The design’s unveiling comes as protests about police violence against Black people have proliferated across the world, including in the United Kingdom. In 1985 Cherry Groce, who was Black, was shot in her home by police looking for her son. The shooting paralyzed her, and she died from related complications in 2011.
The memorial’s design, which features two triangular surfaces, one on the ground and the other held above by a single column, takes formal cues from the angular design of the existing surrounding landscape and echoes the triangle of the nearby African and Caribbean War Memorial. The design has symbolic importance as well; the single column is meant to embody Groce’s personal strength, and plantings on the pavilion’s roof are representative of hope for the future. The ground-level triangle also includes benches for people to sit and reflect.

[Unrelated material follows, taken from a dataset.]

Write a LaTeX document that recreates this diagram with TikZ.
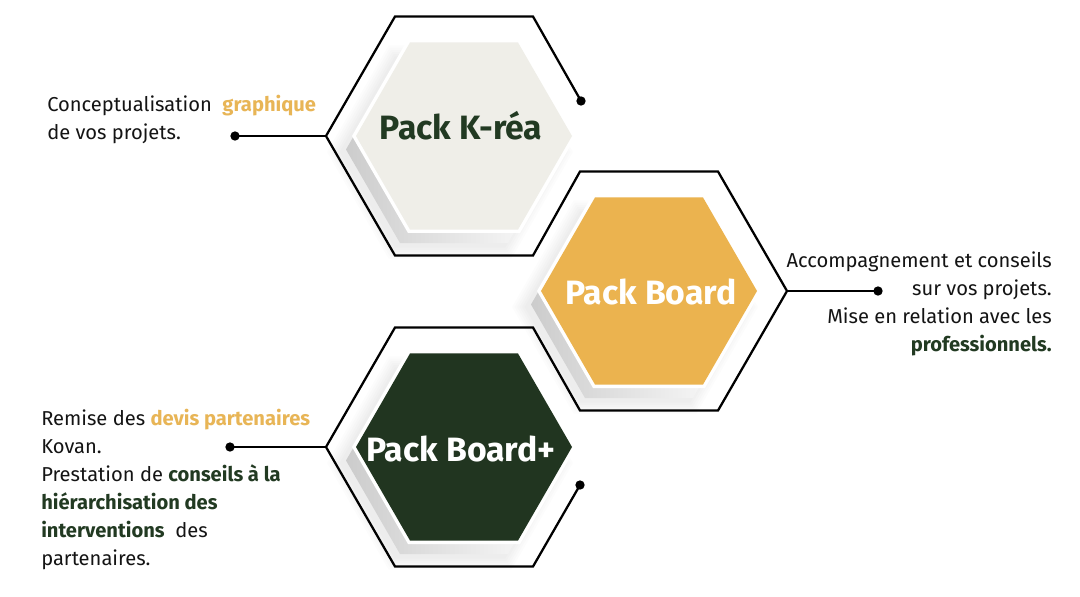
\documentclass[tikz,border=0pt]{standalone}
\usepackage{fontspec}
\setmainfont{Fira Sans}
\usetikzlibrary{calc}
\definecolor{lightfill}{HTML}{EFEEE8}
\definecolor{orangefill}{HTML}{EBB34F}
\definecolor{greenfill}{HTML}{213520}
\definecolor{orangetext}{HTML}{E8B556}
\definecolor{greentext}{HTML}{223A22}
\definecolor{bodytext}{HTML}{141414}
\tikzset{
  outline/.style={draw=black, line width=1.7pt, line join=miter},
  connector/.style={draw=black, line width=1.7pt},
  dotmark/.style={fill=black, circle, inner sep=0pt, minimum size=7pt},
  title/.style={font=\fontsize{25.3}{28}\selectfont\bfseries, inner sep=0pt, anchor=base},
  bodytxt/.style={font=\fontsize{15.1}{21}\selectfont, text=bodytext, inner sep=0pt},
}
\newcommand\hexshape[3]{[shift={(#1,#2)}] (0:#3) -- (60:#3) -- (120:#3) -- (180:#3) -- (240:#3) -- (300:#3) -- cycle}
\newcommand\orgbold[1]{\textcolor{orangetext}{\textbf{#1}}}
\newcommand\grnbold[1]{\textcolor{greentext}{\textbf{#1}}}
\begin{document}
\begin{tikzpicture}[x=0.75pt,y=-0.75pt]
\useasboundingbox (0,0) rectangle (1080,596);
\fill[white] (0,0) rectangle (1080,596);
% soft shadows, grey extrusions, white rings and fills
\foreach \cx/\cy/\col in {464/136/lightfill, 649/291/orangefill, 464/447/greenfill}{
  \foreach \k in {1,...,6}{
    \fill[black, opacity=0.012] \hexshape{\cx-14}{\cy+16}{108+2.5*\k};
  }
  \shade[left color=black!20, right color=white] \hexshape{\cx-10}{\cy+13.5}{108};
  \fill[white] \hexshape{\cx}{\cy}{112};
  \fill[\col] \hexshape{\cx}{\cy}{108};
}
% outline coordinates
\coordinate (d1) at (581,101);
\coordinate (h1tr) at (533,16.5);
\coordinate (h1tl) at (395,16.5);
\coordinate (h1l) at (326,136);
\coordinate (h1bl) at (395,255.5);
\coordinate (h1br) at (533,255.5);
\coordinate (h2tl) at (580,171.5);
\coordinate (h2tr) at (718,171.5);
\coordinate (h2r) at (787,291);
\coordinate (h2br) at (718,410.5);
\coordinate (h2bl) at (580,410.5);
\coordinate (h3tr) at (533,327.5);
\coordinate (h3tl) at (395,327.5);
\coordinate (h3l) at (326,447);
\coordinate (h3bl) at (395,566.5);
\coordinate (h3br) at (533,566.5);
\coordinate (d3) at (580,485);
\node[dotmark] (n1) at (d1) {};
\node[dotmark] (n3) at (d3) {};
\node[dotmark] (nL1) at (235,136) {};
\node[dotmark] (nR2) at (878,291) {};
\node[dotmark] (nL3) at (230,447) {};
\draw[outline] (n1.center) -- (h1tr) -- (h1tl) -- (h1l) -- (h1bl) -- (h1br) -- (h2tl) -- (h2tr) -- (h2r) -- (h2br) -- (h2bl) -- (h3tr) -- (h3tl) -- (h3l) -- (h3bl) -- (h3br) -- (n3.center);
\draw[connector] (h1l) -- (nL1.center);
\draw[connector] (h2r) -- (nR2.center);
\draw[connector] (h3l) -- (nL3.center);
% titles
\node[title, text=greentext] (t1) at (461,139) {Pack K-réa};
\node[title, text=white] (t2) at (651,304) {Pack Board};
\node[title, text=white] (t3) at (461,461) {Pack Board+};
% texts (base anchor = baseline of the last line)
\node[bodytxt, anchor=base west, align=left, font=\fontsize{15.1}{20.3}\selectfont] (txt1) at (47,139) {Conceptualisation \ \orgbold{graphique}\\de vos projets.};
\node[bodytxt, anchor=base east, align=right] (txt2) at (1052,351) {Accompagnement et conseils\\sur vos projets.\\Mise en relation avec les\\\grnbold{professionnels.}};
\node[bodytxt, anchor=base west, align=left] (txt3) at (41,565) {Remise des \orgbold{devis partenaires}\\Kovan.\\Prestation de \grnbold{conseils à la}\\\grnbold{hiérarchisation des}\\\grnbold{interventions} \ des\\partenaires.};
\end{tikzpicture}
\end{document}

London-based engineering firm AKT II is the structural engineer on the project.
In a statement, David Adjaye, founder and principal of Adjaye Associates, said, “the construction of this memorial will speak to restorative justice and will symbolize that what matters to the community, matters to London and the whole world. This tragedy went too long in the public realm without acknowledgment, and there is now renewed urgency and importance in finally facing this history.”